W Szczecinku "ubyło" kilka tysięcy domowych palenisk
- Aktualności

Od wielu lat w Szczecinku realizowane są różnego rodzaju programy mające na celu podnoszenie komfortu życia mieszkańców. Jednym z nich są starania o sukcesywne przyłączanie kolejnych budynków do Miejskiej Energetyki Cieplnej. Ich efektem jest likwidacja kilku tysięcy przydomowych kotłowni oraz palenisk, które w okresie zimowym nie tylko nastręczają licznych utrudnień osobom zamieszkującym lokale ogrzewane takim systemem, ale też zmniejszenie uciążliwości jeżeli chodzi o zanieczyszczenie powietrza spowodowane tzw. niską emisją. Szczecinecki program likwidacji palenisk realizowany jest od 2007 roku przez Zakład Gospodarki Mieszkaniowej. Ostatnie walne zgromadzenie wspólników oraz rady nadzorczej spółki ZGM było dobrą okazją do podsumowania tego, co udało się zrealizować przez ostatnich dziesięć lat.
- Ważnym programem dla ZGM-u jest właśnie podłączanie wspólnot do Miejskiej Energetyki Cieplnej, czyli likwidacja przydomowych kotłów i likwidacja przydomowych pieców – mówi nam wiceburmistrz Daniel Rak. – Rok 2016 był kontynuacją dobrego programu, o którym wielokrotnie mówiliśmy, czyli o „KAWCE”. Niemniej jednak tutaj ZGM ze swojej strony był dużym beneficjentem. W 2007 roku, kiedy rozpoczęła się realizacja takich przyłączeń, została podłączona jedna nieruchomość przy ul. 1 Maja. Dopiero z tym startowaliśmy i wówczas pierwszy raz to „ćwiczyliśmy”. To też czas pierwszych spotkań z mieszkańcami, którzy prosili o pomoc w likwidacji tego typu palenisk.

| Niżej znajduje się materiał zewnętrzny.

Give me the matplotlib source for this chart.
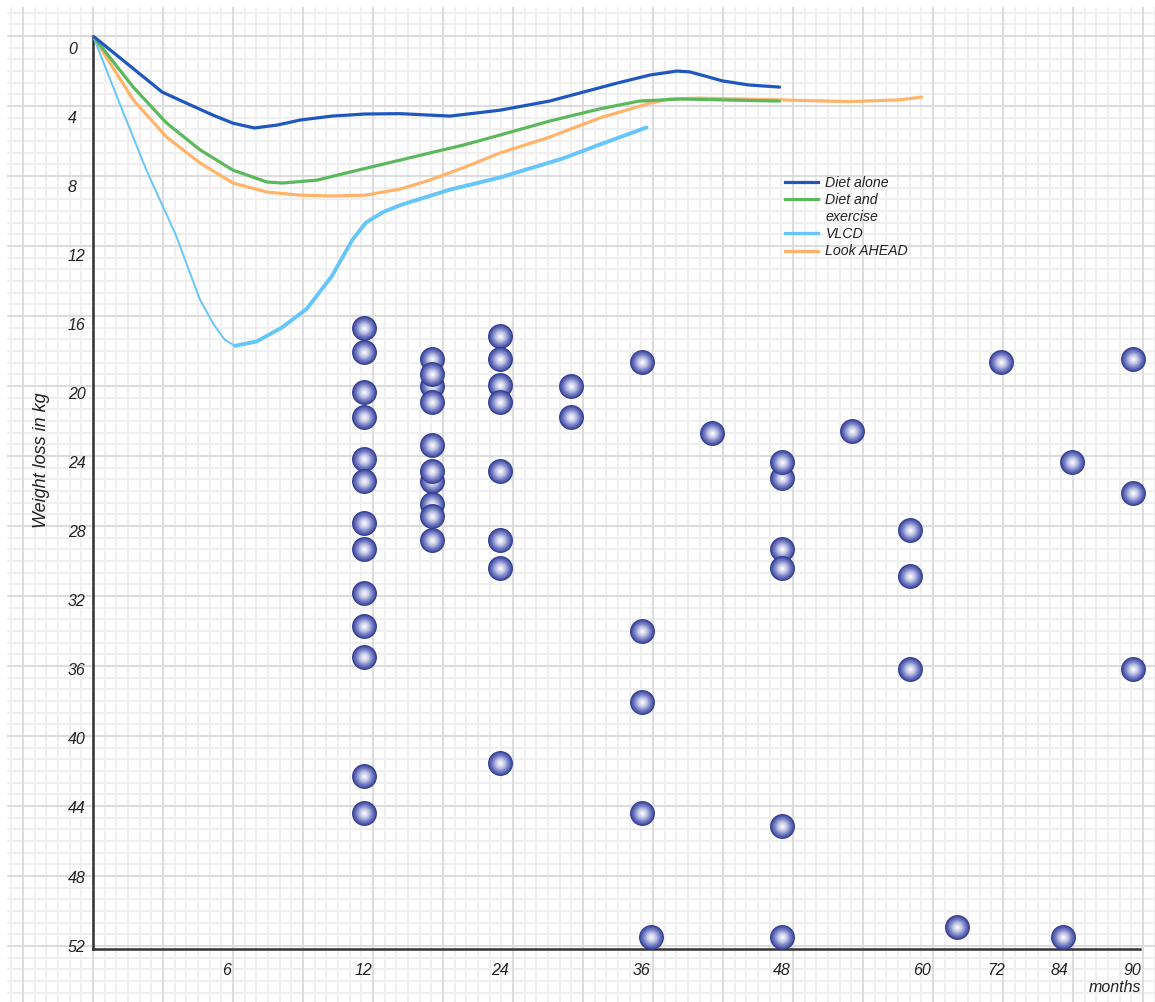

- Dzisiaj łącznie zostało podłączonych 179 wspólnot. We wspólnotach, którymi zarządza i prowadzi Zakład Gospodarki Mieszkaniowej, udało się przyłączyć 985 lokali. Jednocześnie możliwość podłączenia do MEC-u uzyskały łącznie 1604 lokale i one sukcesywnie się włączają. Ta różnica wynika ze struktur własności. Ponad 600 lokali jest lokalami prywatnymi i to właściciel mieszkania decyduje o tym kiedy i na jakich zasadach będzie się podłączał do MEC-u.
Jak wylicza nasz rozmówca, liczby te przekładają się na znaczną ilość zlikwidowanych palenisk. - Jeżeli założymy, że na jeden lokal mieszkalny przypadają tylko dwa piece, to możemy śmiało powiedzieć, że dzięki temu programowi zostało zlikwidowanych ponad 2 tys. palenisk domowych. Tyle też zlikwidowano małych emiterach, co pozwala nam niwelować tzw. niską emisję, z którą cały czas walczymy i poprawiamy jakość powietrza. Ale na pewno byśmy mieli z tym spore problemy bez udziału ZGM-u , który bardzo dobrze ten program realizuje – dodaje Daniel Rak.